How do farmers cope with extreme heat?

Several studies find that high temperatures have negative effects on crop yields (Carleton and Hsiang 2016, Schlenker and Roberts 2009, Deschenes and Greenstone 2007). These findings are worrisome because they suggest that climate change will bring dramatic shifts in agriculture. For instance, current predictions estimate that global warming of 2°C (two degrees Celsius), as in the most optimistic forecast, could reduce agricultural output by up to 25% (IPCC 2014).

Rural households in developing countries are particularly vulnerable to this shock. They are located in tropical areas, where the changes in climate will be more pronounced, and their livelihoods are more reliant on subsistence farming.  Understanding how these farmers respond to higher temperatures is thus important to assess the damages of climate change and the scope for productive mitigation. 

The existing literature highlights several potential responses including migration, changes in trade patterns or occupation, as well as adjustments in consumption and savings. Our research, using the case of Peruvian farmers, points out to another relevant mitigation strategy: increasing the intensity of land use. 

Our case study: Subsistence farmers in Peru

Our research uses data from agricultural households in Peru’s coast and highlands (Aragón et al. 2019). These households are, in many aspects, similar to subsistence farmers found in other developing countries. They are poor, have very small farms (less than 2 hectares), and use traditional technologies. They also have limited access to credit and insurance, and face imperfect land and labour markets. 

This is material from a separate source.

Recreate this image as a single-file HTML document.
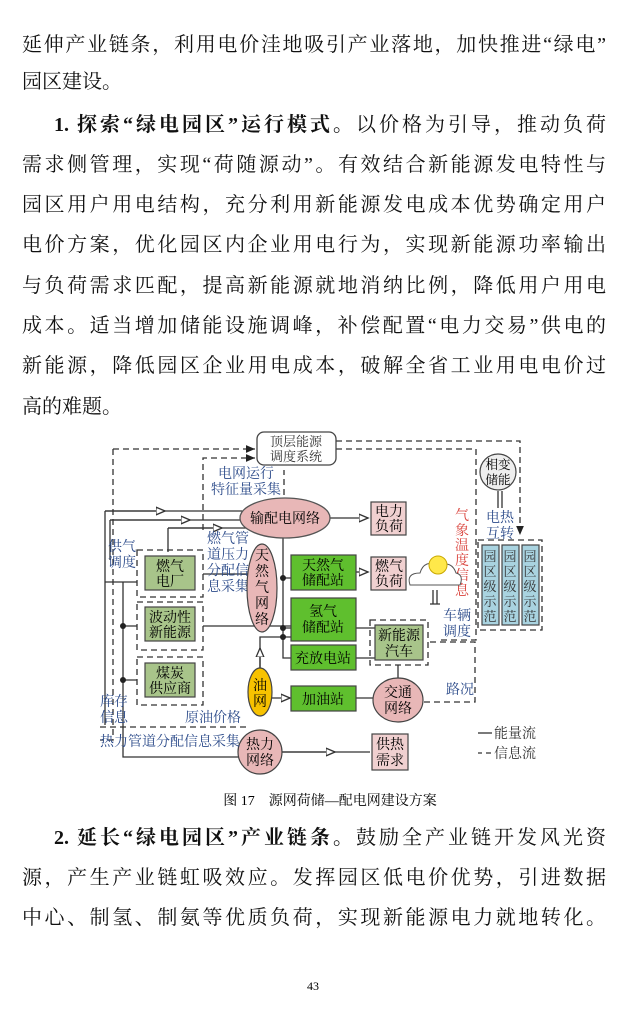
<!DOCTYPE html>
<html><head><meta charset="utf-8">
<style>
html,body{margin:0;padding:0;background:#fff;}
body{width:627px;height:1019px;position:relative;overflow:hidden;font-family:"Liberation Serif","Noto Serif CJK SC",serif;color:#111;}
.p{position:absolute;left:22px;width:584px;font-size:20px;line-height:40px;text-align:justify;text-align-last:justify;white-space:nowrap;}
.l{text-align-last:left;}
b{font-weight:bold;}
svg text{font-family:"Liberation Serif","Noto Serif CJK SC",serif;}
</style></head><body>
<div class="p" style="top:25px">延伸产业链条，利用电价洼地吸引产业落地，加快推进“绿电”</div>
<div class="p l" style="top:62px">园区建设。</div>
<div class="p" style="top:105px">&nbsp;&nbsp;&nbsp;&nbsp;<b>1. 探索“绿电园区”运行模式。</b>以价格为引导，推动负荷</div>
<div class="p" style="top:145px">需求侧管理，实现“荷随源动”。有效结合新能源发电特性与</div>
<div class="p" style="top:185px">园区用户用电结构，充分利用新能源发电成本优势确定用户</div>
<div class="p" style="top:225px">电价方案，优化园区内企业用电行为，实现新能源功率输出</div>
<div class="p" style="top:266px">与负荷需求匹配，提高新能源就地消纳比例，降低用户用电</div>
<div class="p" style="top:306px">成本。适当增加储能设施调峰，补偿配置“电力交易”供电的</div>
<div class="p" style="top:346px">新能源，降低园区企业用电成本，破解全省工业用电电价过</div>
<div class="p l" style="top:387px">高的难题。</div>

<svg style="position:absolute;left:0;top:0" width="627" height="1019" font-size="14">
<defs><marker id="a" markerWidth="8" markerHeight="8" refX="7" refY="4" orient="auto"><path d="M0,1 L7,4 L0,7 Z" fill="#fff" stroke="#333" stroke-width="1"/></marker>
<marker id="f" markerWidth="8" markerHeight="8" refX="7" refY="4" orient="auto"><path d="M0,1 L7,4 L0,7 Z" fill="#222"/></marker></defs>
<g fill="none" stroke="#333" stroke-width="1.3" stroke-dasharray="6,4">
<path d="M113,449 H255" marker-end="url(#f)"/>
<path d="M203,530 V458 H255" marker-end="url(#f)"/>
<path d="M336,441 H520 V535" marker-end="url(#f)"/>
<path d="M336,449 H476 V640 H440"/>
<path d="M113,449 V740 H100"/>
<path d="M100,727 H250"/>
<path d="M430,642 H475 V702 H424"/>
<path d="M284,495 V470"/>
<path d="M478,540 H542 V630 H478 Z"/>
<rect x="137" y="550" width="66" height="47"/>
<rect x="137" y="602" width="66" height="48"/>
<rect x="137" y="657" width="66" height="48"/>
<rect x="370" y="620" width="58" height="45"/>
</g>
<g fill="none" stroke="#333" stroke-width="1.3">
<path d="M105,511 H242"/><path d="M105,511 H165" marker-end="url(#a)"/>
<path d="M110,520 H242"/><path d="M110,520 H190" marker-end="url(#a)"/>
<path d="M168,528 H260"/><path d="M168,528 V552"/><path d="M168,528 H222" marker-end="url(#a)"/>
<path d="M105,511 V725"/><path d="M110,520 V560"/>
<path d="M123,582 V757 H238"/>
<path d="M123,626 H137 M123,680 H137 M105,582 H137"/>
<path d="M203,626 H291 M203,574 H250"/>
<path d="M330,518 H368" marker-end="url(#a)"/>
<path d="M283,538 V658 H292 M283,578 H291 M283,628 H292 M283,637 H292"/>
<path d="M260,668 V637 H283" /><path d="M260,668 V648" marker-end="url(#a)"/>
<path d="M356,572 H368" marker-end="url(#a)"/>
<path d="M356,628 H375 M356,658 H375 M398,665 V678"/>
<path d="M272,698 H290" marker-end="url(#a)"/><path d="M356,698 H373"/>
<path d="M282,752 H370"/><path d="M282,752 H335" marker-end="url(#a)"/>
<path d="M498,491 V508 M502,491 V508"/>
<path d="M433,590 V604 M437,590 V604 M430,604 H440"/>
<path d="M478,733 H492"/>
</g>
<path d="M478,753 H482 M486,753 H491" stroke="#333" stroke-width="1.3"/>
<g fill="#222"><circle cx="283" cy="578" r="3"/><circle cx="283" cy="628" r="3"/><circle cx="283" cy="637" r="3"/><circle cx="123" cy="626" r="3"/><circle cx="123" cy="680" r="3"/></g>
<rect x="257" y="432" width="79" height="33" rx="7" fill="#fff" stroke="#444" stroke-width="1.3"/>
<text x="296" y="446" text-anchor="middle" fill="#333" font-size="13">顶层能源</text>
<text x="296" y="461" text-anchor="middle" fill="#333" font-size="13">调度系统</text>
<text x="246" y="478" text-anchor="middle" fill="#2c4b8a">电网运行</text>
<text x="246" y="494" text-anchor="middle" fill="#2c4b8a">特征量采集</text>
<ellipse cx="285" cy="518" rx="45" ry="20" fill="#e8b7b7" stroke="#555" stroke-width="1.3"/>
<text x="285" y="523" text-anchor="middle">输配电网络</text>
<text x="108" y="551" fill="#2c4b8a">供气</text><text x="108" y="567" fill="#2c4b8a">调度</text>
<text x="207" y="543" fill="#2c4b8a">燃气管</text><text x="207" y="559" fill="#2c4b8a">道压力</text><text x="207" y="575" fill="#2c4b8a">分配信</text><text x="207" y="591" fill="#2c4b8a">息采集</text>
<g stroke="#444" stroke-width="1.2">
<rect x="145" y="556" width="50" height="34" fill="#a8c48a"/>
<rect x="145" y="607" width="50" height="34" fill="#a8c48a"/>
<rect x="145" y="663" width="50" height="34" fill="#a8c48a"/>
<rect x="291" y="555" width="65" height="35" fill="#5fbf2e"/>
<rect x="291" y="598" width="65" height="43" fill="#5fbf2e"/>
<rect x="291" y="645" width="65" height="25" fill="#5fbf2e"/>
<rect x="291" y="686" width="65" height="25" fill="#5fbf2e"/>
<rect x="375" y="625" width="48" height="35" fill="#a8c48a"/>
<rect x="371" y="502" width="35" height="33" fill="#f0d0d0"/>
<rect x="371" y="557" width="35" height="33" fill="#f0d0d0"/>
<rect x="372" y="734" width="36" height="36" fill="#f0d0d0"/>
<rect x="482" y="545" width="17" height="80" fill="#a9d3e0"/>
<rect x="502" y="545" width="17" height="80" fill="#a9d3e0"/>
<rect x="522" y="545" width="17" height="80" fill="#a9d3e0"/>
<ellipse cx="262" cy="588" rx="15" ry="44" fill="#e8b7b7"/>
<ellipse cx="260" cy="692" rx="12" ry="24" fill="#f7c200"/>
<ellipse cx="398" cy="700" rx="25" ry="22" fill="#e8b7b7"/>
<ellipse cx="260" cy="752" rx="22" ry="22" fill="#e8b7b7"/>
<circle cx="498" cy="472" r="18" fill="#eee"/>
</g>
<text x="170" y="571" text-anchor="middle">燃气</text><text x="170" y="586" text-anchor="middle">电厂</text>
<text x="170" y="622" text-anchor="middle">波动性</text><text x="170" y="637" text-anchor="middle">新能源</text>
<text x="170" y="678" text-anchor="middle">煤炭</text><text x="170" y="693" text-anchor="middle">供应商</text>
<g text-anchor="middle"><text x="262" y="560">天</text><text x="262" y="576">然</text><text x="262" y="592">气</text><text x="262" y="608">网</text><text x="262" y="624">络</text>
<text x="260" y="690">油</text><text x="260" y="706">网</text>
<text x="323" y="570">天然气</text><text x="323" y="585">储配站</text>
<text x="323" y="616">氢气</text><text x="323" y="632">储配站</text>
<text x="323" y="663">充放电站</text><text x="323" y="704">加油站</text>
<text x="399" y="640">新能源</text><text x="399" y="656">汽车</text>
<text x="398" y="697">交通</text><text x="398" y="713">网络</text>
<text x="260" y="749">热力</text><text x="260" y="765">网络</text>
<text x="389" y="516">电力</text><text x="389" y="531">负荷</text>
<text x="389" y="571">燃气</text><text x="389" y="586">负荷</text>
<text x="390" y="749">供热</text><text x="390" y="765">需求</text>
<text x="498" y="469" font-size="12.5">相变</text><text x="498" y="484" font-size="12.5">储能</text>
<text x="500" y="522" fill="#2c4b8a">电热</text><text x="500" y="538" fill="#2c4b8a">互转</text>
<text x="457" y="620" fill="#2c4b8a">车辆</text><text x="457" y="636" fill="#2c4b8a">调度</text>
<text x="460" y="694" fill="#2c4b8a">路况</text>
</g>
<g text-anchor="middle" fill="#333" font-size="13">
<text x="490" y="561">园</text><text x="490" y="576">区</text><text x="490" y="591">级</text><text x="490" y="606">示</text><text x="490" y="621">范</text>
<text x="510" y="561">园</text><text x="510" y="576">区</text><text x="510" y="591">级</text><text x="510" y="606">示</text><text x="510" y="621">范</text>
<text x="530" y="561">园</text><text x="530" y="576">区</text><text x="530" y="591">级</text><text x="530" y="606">示</text><text x="530" y="621">范</text>
</g>
<g text-anchor="middle" fill="#d9413a"><text x="462" y="520">气</text><text x="462" y="535">象</text><text x="462" y="550">温</text><text x="462" y="565">度</text><text x="462" y="580">信</text><text x="462" y="595">息</text></g>
<path d="M410,585 q-4,-12 10,-12 q4,-14 20,-8 q12,-4 16,8 q8,2 4,12 Z" fill="#fff" stroke="#555"/>
<circle cx="438" cy="565" r="9" fill="#ffe84a" stroke="#c9a800"/>
<text x="100" y="706" fill="#2c4b8a">库存</text><text x="100" y="722" fill="#2c4b8a">信息</text>
<text x="185" y="722" fill="#2c4b8a">原油价格</text>
<text x="100" y="746" fill="#2c4b8a">热力管道分配信息采集</text>
<text x="494" y="738" fill="#333">能量流</text><text x="494" y="758" fill="#333">信息流</text>
<text x="330" y="805" text-anchor="middle" font-size="14" font-family="Liberation Sans,Noto Sans CJK SC,sans-serif">图 17　源网荷储—配电网建设方案</text>
<text x="313" y="990" text-anchor="middle" font-size="12">43</text>
</svg>

<div class="p" style="top:818px">&nbsp;&nbsp;&nbsp;&nbsp;<b>2. 延长“绿电园区”产业链条。</b>鼓励全产业链开发风光资</div>
<div class="p" style="top:858px">源，产生产业链虹吸效应。发挥园区低电价优势，引进数据</div>
<div class="p" style="top:898px">中心、制氢、制氨等优质负荷，实现新能源电力就地转化。</div>
</body></html>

We combine survey data with satellite imagery to construct a detailed picture of weather conditions experienced by farmers during the growing season (i.e. spring and summer). We then compare them to similar farmers (e.g. from the same location, but observed in different years) to estimate the relationship between temperature and agricultural outcomes.

High temperatures reduce yields but increase land use

We find that in the Peruvian case, high temperatures also reduce agricultural productivity. In our case, the drop in yields (i.e. output per hectare) is observed, in part, because farmers respond to this negative shock by increasing the area planted during the agricultural year. 

We also find suggestive evidence that household members, including children, work more in the farm when faced with high temperatures. These changes in input use partially offset the drop in agricultural income. Additionally, farmers in hot years change their output mix, as their production of tubers increases, relative to other products. This additional land is not purchased or rented. Instead, it comes from land initially left uncultivated. Leaving land uncultivated, either fallowing or as part of a crop rotation, is a common practice in traditional agriculture in order to restore land productivity. 

These findings are quite surprising. Standard economic theory predicts that producers facing a negative productivity shock (like high temperatures) would use fewer, not more, inputs. However, this response makes sense in the context of imperfect markets and the limited availability of alternative coping mechanisms. Using more land allows farmers to attenuate drops in output and consumption. 

Implications for assessing damages of climate change 

Our findings have important implications for predicting damages of climate change. These predictions calculate the loss of agricultural output using estimates of the effect of temperature on yields. By construction, these predictions assume that the amount of land used is fixed. Thus, if farmers respond to high temperatures by increasing land, they may overestimate the loss of output.  The magnitude of this overestimation can be sizeable. For example, we use our results from the Peruvian case to estimate the loss of agricultural output under different climate change scenarios. We find that, in some scenarios, taking into account changes in land use reduces these estimates by almost half.

Potential long-term costs: Land degradation and loss of human capital

Our results also point to potential long-term costs of farmer responses to extreme temperatures. Using land more intensively can reduce fallow time and increase the risk of land degradation. Similarly, increasing child labour could reduce the time available for education and hurt their accumulation of human capital. 

Policy implications

We cannot examine the potential long-term effects due to data limitations. However, our results suggest a need for long-term planning and government intervention, possibly including crop insurance (for example, linked to the realisation of extreme temperatures), to ensure future wellbeing and food security in rural areas. That would not only be the case in Peru. It would also hold true in other regions of the world where small household producers will be faced with the growing challenges of climate change.

References

Aragon, F, F Oteiza and JP Rud (2019), “Climate change and agriculture: Subsistence farmers’ response to extreme heat”, mimeo.

Deschenes, O and M Greenstone (2007), “The economic impacts of climate change: Evidence from agricultural output and random fluctuations in weather”, American Economic Review 97(1): 354–385. 

Carleton, T and S Hsiang (2016), “Social and economic impacts of climate,” Science 353(6304).

IPCC (2014), Climate change 2014: Synthesis report. Contribution of working groups I, II and III to the fifth assessment report of the Intergovernmental Panel on Climate Change, Technical Report.

Schlenker, W and M Roberts (2009), “Nonlinear temperature effects indicate severe damages to US crop yields under climate change”, Proceedings of the National Academy of Sciences 106(37): 15594–15598.